Сейчас 12.15, и я уезжаю в Монреаль. Но мне не удастся уехать от Третьяка, Якушева, Харламова, Михайлова и их друзей. Они летят тем же рейсом. Вне всякого сомнения, полет покажется мне длиннее, чем он есть на самом деле.

Как только запустили двигатели, Гэри Бергман, Билл Уайт и Рик Мартин стали показывать карточные фокусы. Русские сидели в другой кабине, отдельно от нас. Что плохо в этой серии игр, не считая наших поражений, так это языковой барьер, существующий между двумя командами. Ни один из нас не говорит по-русски, так же как никто из их игроков не владеет английским языком. Разговаривать друг с другом мы не можем, и это по-настоящему досадно.

Совершенно очевидно, что русские – интересные ребята. Было бы здорово потолковать с ними о хоккее. Да вообще о чем угодно. Но никак не получается. Я бы хотел узнать у них, что они думают о канадских профессиональных хоккеистах. Произвели они на них впечатление или нет? Чем именно? Печально, что я не могу этого узнать. На пресс-конференциях можно услышать лишь дипломатичные ответы, лично мне они ничего не дают. Вот сидят парни, которых мы стали уважать, сидят всего в двадцати ярдах от нас, и мы не можем даже поговорить с ними, хотя и общаемся чуть-чуть при помощи пальцев.

Я посидел немного с Эгги Куколовичем, бывшим игроком НХЛ, который работает теперь в «Эр-Канаде» и в течение многих лет был представителем этой авиакомпании в Москве.

Эгги часто летал с русскими игроками и все время рассказывал им, до чего сильны канадские профессионалы и как легко они могут обыграть русских. Я его спросил, как он объяснит своим русским друзьям в Москве наше слабое выступление в первых четырех встречах. Он ответил, что сошлется на несколько наших просчетов, таких, как недостаточная физическая подготовка, время проведения игр, очевидная самонадеянность. Но он не думает, что они сочтут эти причины уважительными. Эгги свободно разговаривает порусски, однако не похоже, чтобы он знал о них больше, чем мы.

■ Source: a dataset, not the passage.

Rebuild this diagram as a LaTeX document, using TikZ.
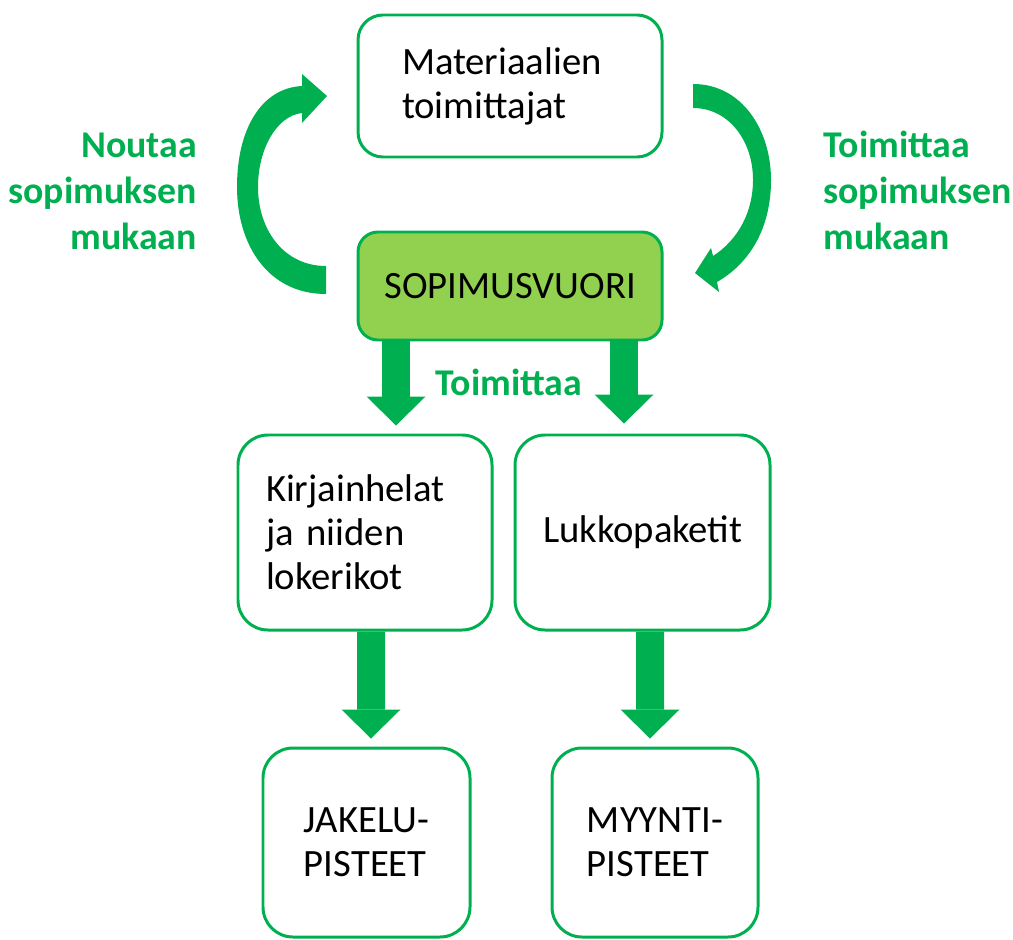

Мне бы очень хотелось побеседовать с одним из самых старших советских хоккеистов Вячеславом Старшиновым, – сейчас он заканчивает свои выступления в большом спорте после блестящей карьеры игрока международного класса. Старшинов защищает в Московском институте физической культуры кандидатскую диссертацию. С направлением его исследований меня познакомила анкета, которую он привез в Канаду и попросил нас на нее ответить. Среди прочего Старшинов спрашивал, живет ли спортсмен в канадском обществе по моральным стандартам этого общества или же по своим собственным. Его также интересовало, что думает спортсмен о своих обязанностях перед обществом. Именно сейчас я хотел бы пройти ускоренный курс современного русского языка Берлица. Пока же все, что я знаю, – это как сказать «спасибо».

Во время полета я также разговаривал с бывшим игроком олимпийской сборной Канады по баскетболу Уорреном Рейнолдсом. Уоррен видел несколько хоккейных матчей и сравнивал стиль игры русских в хоккее и баскетболе. Рейнолдс сказал, что русские строят свою игру на кинжальных проходах и паутине комбинаций. В хоккее они делают примерно то же самое. В самом деле, по стандартам НХЛ их можно было бы наказывать бесчисленное количество раз за неправильную блокировку. Уоррен подчеркнул, что русские всегда пытаются создать в баскетболе ситуацию для уверенного броска с близкой дистанции; они редко совершают броски в прыжке или каким-либо другим способом с расстояния более десяти – пятнадцати футов. Того же стиля они придерживаются и в хоккее. За исключением того, что в одну игру играют на деревянной площадке, а в другую на льду, в их стратегии баскетбола и хоккея не так уж много различий.

Наконец в 10.30 мы совершили посадку в Монреале и Джоселин Гувремон отвез меня домой. Через три минуты я уже спал. Проснувшись в половине второго, я не смог открыть глаза. В течение восемнадцати часов в них оставались контактные линзы, и теперь глаза ужасно резало. По всей вероятности, была повреждена оболочка. Чувство было такое, будто кто-то натер мне глазные яблоки наждачной бумагой. Линда вызвала врача и получила рецепт глазных капель. Остаток дня пришлось провести с закрытыми глазами.